- Aim
Pictures stay out of the copy; restate everything else in the material exactly.

○ ○ ○ ○ ○

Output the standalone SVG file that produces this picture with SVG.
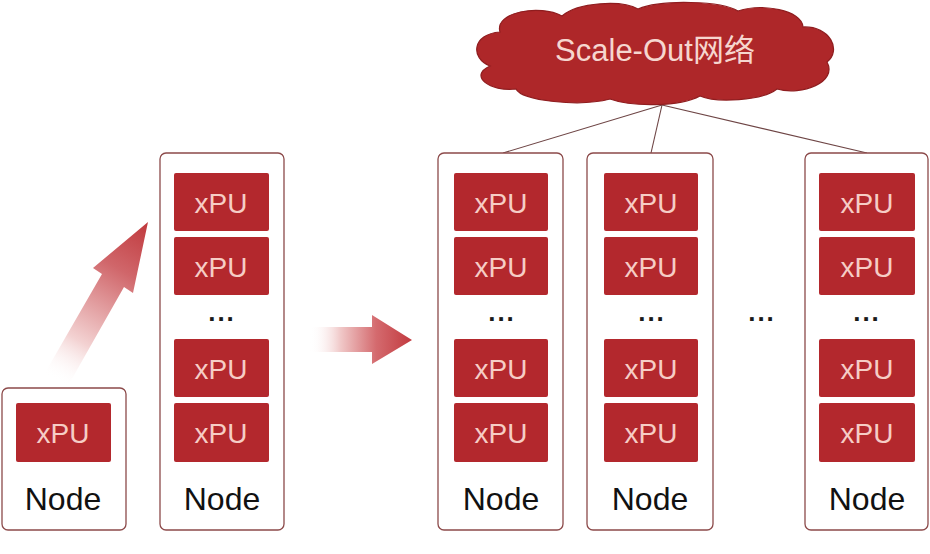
<svg xmlns="http://www.w3.org/2000/svg" width="930" height="554" viewBox="0 0 930 554">
<defs>
<style>
.node{fill:#ffffff;stroke:#8c4a4a;stroke-width:1.3}
.xpu{fill:#b3282d}
.xt{font-family:"Liberation Sans",Arial,sans-serif;font-size:28px;fill:#f6cdc6;text-anchor:middle}
.nt{font-family:"Liberation Sans",Arial,sans-serif;font-size:32px;fill:#111111;text-anchor:middle}
.dots{font-family:"Liberation Sans",Arial,sans-serif;font-size:26px;font-weight:bold;fill:#1a1a1a;text-anchor:middle;letter-spacing:2px}
.link{stroke:#6e4545;stroke-width:1.1;fill:none}
</style>
<linearGradient id="gDiag" gradientUnits="userSpaceOnUse" x1="55" y1="380" x2="148" y2="222">
<stop offset="0" stop-color="#ffffff" stop-opacity="0"/>
<stop offset="0.25" stop-color="#f3d2d2"/>
<stop offset="0.7" stop-color="#d0666a"/>
<stop offset="1" stop-color="#c0393d"/>
</linearGradient>
<linearGradient id="gHor" gradientUnits="userSpaceOnUse" x1="310" y1="0" x2="412" y2="0">
<stop offset="0" stop-color="#ffffff" stop-opacity="0"/>
<stop offset="0.3" stop-color="#f0c8c8"/>
<stop offset="0.65" stop-color="#d46a6e"/>
<stop offset="1" stop-color="#c23a3f"/>
</linearGradient>
</defs>
<rect width="930" height="554" fill="#ffffff"/>

<g id="connectors">
<line class="link" x1="662" y1="105" x2="503" y2="153"/>
<line class="link" x1="662" y1="105" x2="651" y2="153"/>
<line class="link" x1="662" y1="105" x2="867" y2="153"/>
<polygon points="148,222 133,293 124,287 65,391 42,378 102,274 93,268" fill="url(#gDiag)"/>
<polygon points="310,327 372,327 372,315 412,340 372,364 372,352 310,352" fill="url(#gHor)"/>
</g>

<g id="cloud">
<path d="M500 32 C494 12,540 4,562 16 C578 2,622 0,638 9 C662 -1,722 1,738 11 C762 3,802 10,803 27 C830 26,842 50,827 62 C838 82,802 96,777 89 C762 101,716 103,700 96 C680 107,632 107,610 99 C580 107,522 101,516 89 C490 92,468 76,490 66 C470 58,472 34,500 32 Z" fill="#ae2729" stroke="#8f1d1f" stroke-width="1.2"/>
<text x="655" y="61" font-family="'Liberation Sans','Noto Sans CJK SC',sans-serif" font-size="31" fill="#f6d6cf" text-anchor="middle">Scale-Out网络</text>
</g>

<g id="node1">
<rect class="node" x="2" y="388" width="124" height="142" rx="6"/>
<rect class="xpu" x="16" y="403" width="95" height="59" rx="2"/>
<text class="xt" x="63" y="443">xPU</text>
<text class="nt" x="63" y="510">Node</text>
</g>

<g id="node2">
<rect class="node" x="160" y="153" width="124" height="377" rx="6"/>
<rect class="xpu" x="174" y="173" width="95" height="58" rx="2"/>
<text class="xt" x="221" y="213">xPU</text>
<rect class="xpu" x="174" y="237" width="95" height="58" rx="2"/>
<text class="xt" x="221" y="277">xPU</text>
<text class="dots" x="222" y="321">...</text>
<rect class="xpu" x="174" y="339" width="95" height="58" rx="2"/>
<text class="xt" x="221" y="379">xPU</text>
<rect class="xpu" x="174" y="403" width="95" height="59" rx="2"/>
<text class="xt" x="221" y="443">xPU</text>
<text class="nt" x="222" y="510">Node</text>
</g>

<g id="node3">
<rect class="node" x="438" y="153" width="125" height="377" rx="6"/>
<rect class="xpu" x="454" y="173" width="94" height="58" rx="2"/>
<text class="xt" x="501" y="213">xPU</text>
<rect class="xpu" x="454" y="237" width="94" height="58" rx="2"/>
<text class="xt" x="501" y="277">xPU</text>
<text class="dots" x="502" y="321">...</text>
<rect class="xpu" x="454" y="339" width="94" height="58" rx="2"/>
<text class="xt" x="501" y="379">xPU</text>
<rect class="xpu" x="454" y="403" width="94" height="59" rx="2"/>
<text class="xt" x="501" y="443">xPU</text>
<text class="nt" x="501" y="510">Node</text>
</g>

<g id="node4">
<rect class="node" x="587" y="153" width="126" height="377" rx="6"/>
<rect class="xpu" x="604" y="173" width="94" height="58" rx="2"/>
<text class="xt" x="651" y="213">xPU</text>
<rect class="xpu" x="604" y="237" width="94" height="58" rx="2"/>
<text class="xt" x="651" y="277">xPU</text>
<text class="dots" x="652" y="321">...</text>
<rect class="xpu" x="604" y="339" width="94" height="58" rx="2"/>
<text class="xt" x="651" y="379">xPU</text>
<rect class="xpu" x="604" y="403" width="94" height="59" rx="2"/>
<text class="xt" x="651" y="443">xPU</text>
<text class="nt" x="650" y="510">Node</text>
</g>

<text class="dots" x="762" y="321">...</text>

<g id="node5">
<rect class="node" x="805" y="153" width="123" height="377" rx="6"/>
<rect class="xpu" x="819" y="173" width="96" height="58" rx="2"/>
<text class="xt" x="867" y="213">xPU</text>
<rect class="xpu" x="819" y="237" width="96" height="58" rx="2"/>
<text class="xt" x="867" y="277">xPU</text>
<text class="dots" x="867" y="321">...</text>
<rect class="xpu" x="819" y="339" width="96" height="58" rx="2"/>
<text class="xt" x="867" y="379">xPU</text>
<rect class="xpu" x="819" y="403" width="96" height="59" rx="2"/>
<text class="xt" x="867" y="443">xPU</text>
<text class="nt" x="867" y="510">Node</text>
</g>
</svg>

○ ○ ○ ○ ○

- The answer
Output the standalone SVG file that produces this picture with SVG.
<svg xmlns="http://www.w3.org/2000/svg" width="930" height="554" viewBox="0 0 930 554">
<defs>
<style>
.node{fill:#ffffff;stroke:#8c4a4a;stroke-width:1.3}
.xpu{fill:#b3282d}
.xt{font-family:"Liberation Sans",Arial,sans-serif;font-size:28px;fill:#f6cdc6;text-anchor:middle}
.nt{font-family:"Liberation Sans",Arial,sans-serif;font-size:32px;fill:#111111;text-anchor:middle}
.dots{font-family:"Liberation Sans",Arial,sans-serif;font-size:26px;font-weight:bold;fill:#1a1a1a;text-anchor:middle;letter-spacing:2px}
.link{stroke:#6e4545;stroke-width:1.1;fill:none}
</style>
<linearGradient id="gDiag" gradientUnits="userSpaceOnUse" x1="55" y1="380" x2="148" y2="222">
<stop offset="0" stop-color="#ffffff" stop-opacity="0"/>
<stop offset="0.25" stop-color="#f3d2d2"/>
<stop offset="0.7" stop-color="#d0666a"/>
<stop offset="1" stop-color="#c0393d"/>
</linearGradient>
<linearGradient id="gHor" gradientUnits="userSpaceOnUse" x1="310" y1="0" x2="412" y2="0">
<stop offset="0" stop-color="#ffffff" stop-opacity="0"/>
<stop offset="0.3" stop-color="#f0c8c8"/>
<stop offset="0.65" stop-color="#d46a6e"/>
<stop offset="1" stop-color="#c23a3f"/>
</linearGradient>
</defs>
<rect width="930" height="554" fill="#ffffff"/>

<g id="connectors">
<line class="link" x1="662" y1="105" x2="503" y2="153"/>
<line class="link" x1="662" y1="105" x2="651" y2="153"/>
<line class="link" x1="662" y1="105" x2="867" y2="153"/>
<polygon points="148,222 133,293 124,287 65,391 42,378 102,274 93,268" fill="url(#gDiag)"/>
<polygon points="310,327 372,327 372,315 412,340 372,364 372,352 310,352" fill="url(#gHor)"/>
</g>

<g id="cloud">
<path d="M500 32 C494 12,540 4,562 16 C578 2,622 0,638 9 C662 -1,722 1,738 11 C762 3,802 10,803 27 C830 26,842 50,827 62 C838 82,802 96,777 89 C762 101,716 103,700 96 C680 107,632 107,610 99 C580 107,522 101,516 89 C490 92,468 76,490 66 C470 58,472 34,500 32 Z" fill="#ae2729" stroke="#8f1d1f" stroke-width="1.2"/>
<text x="655" y="61" font-family="'Liberation Sans','Noto Sans CJK SC',sans-serif" font-size="31" fill="#f6d6cf" text-anchor="middle">Scale-Out网络</text>
</g>

<g id="node1">
<rect class="node" x="2" y="388" width="124" height="142" rx="6"/>
<rect class="xpu" x="16" y="403" width="95" height="59" rx="2"/>
<text class="xt" x="63" y="443">xPU</text>
<text class="nt" x="63" y="510">Node</text>
</g>

<g id="node2">
<rect class="node" x="160" y="153" width="124" height="377" rx="6"/>
<rect class="xpu" x="174" y="173" width="95" height="58" rx="2"/>
<text class="xt" x="221" y="213">xPU</text>
<rect class="xpu" x="174" y="237" width="95" height="58" rx="2"/>
<text class="xt" x="221" y="277">xPU</text>
<text class="dots" x="222" y="321">...</text>
<rect class="xpu" x="174" y="339" width="95" height="58" rx="2"/>
<text class="xt" x="221" y="379">xPU</text>
<rect class="xpu" x="174" y="403" width="95" height="59" rx="2"/>
<text class="xt" x="221" y="443">xPU</text>
<text class="nt" x="222" y="510">Node</text>
</g>

<g id="node3">
<rect class="node" x="438" y="153" width="125" height="377" rx="6"/>
<rect class="xpu" x="454" y="173" width="94" height="58" rx="2"/>
<text class="xt" x="501" y="213">xPU</text>
<rect class="xpu" x="454" y="237" width="94" height="58" rx="2"/>
<text class="xt" x="501" y="277">xPU</text>
<text class="dots" x="502" y="321">...</text>
<rect class="xpu" x="454" y="339" width="94" height="58" rx="2"/>
<text class="xt" x="501" y="379">xPU</text>
<rect class="xpu" x="454" y="403" width="94" height="59" rx="2"/>
<text class="xt" x="501" y="443">xPU</text>
<text class="nt" x="501" y="510">Node</text>
</g>

<g id="node4">
<rect class="node" x="587" y="153" width="126" height="377" rx="6"/>
<rect class="xpu" x="604" y="173" width="94" height="58" rx="2"/>
<text class="xt" x="651" y="213">xPU</text>
<rect class="xpu" x="604" y="237" width="94" height="58" rx="2"/>
<text class="xt" x="651" y="277">xPU</text>
<text class="dots" x="652" y="321">...</text>
<rect class="xpu" x="604" y="339" width="94" height="58" rx="2"/>
<text class="xt" x="651" y="379">xPU</text>
<rect class="xpu" x="604" y="403" width="94" height="59" rx="2"/>
<text class="xt" x="651" y="443">xPU</text>
<text class="nt" x="650" y="510">Node</text>
</g>

<text class="dots" x="762" y="321">...</text>

<g id="node5">
<rect class="node" x="805" y="153" width="123" height="377" rx="6"/>
<rect class="xpu" x="819" y="173" width="96" height="58" rx="2"/>
<text class="xt" x="867" y="213">xPU</text>
<rect class="xpu" x="819" y="237" width="96" height="58" rx="2"/>
<text class="xt" x="867" y="277">xPU</text>
<text class="dots" x="867" y="321">...</text>
<rect class="xpu" x="819" y="339" width="96" height="58" rx="2"/>
<text class="xt" x="867" y="379">xPU</text>
<rect class="xpu" x="819" y="403" width="96" height="59" rx="2"/>
<text class="xt" x="867" y="443">xPU</text>
<text class="nt" x="867" y="510">Node</text>
</g>
</svg>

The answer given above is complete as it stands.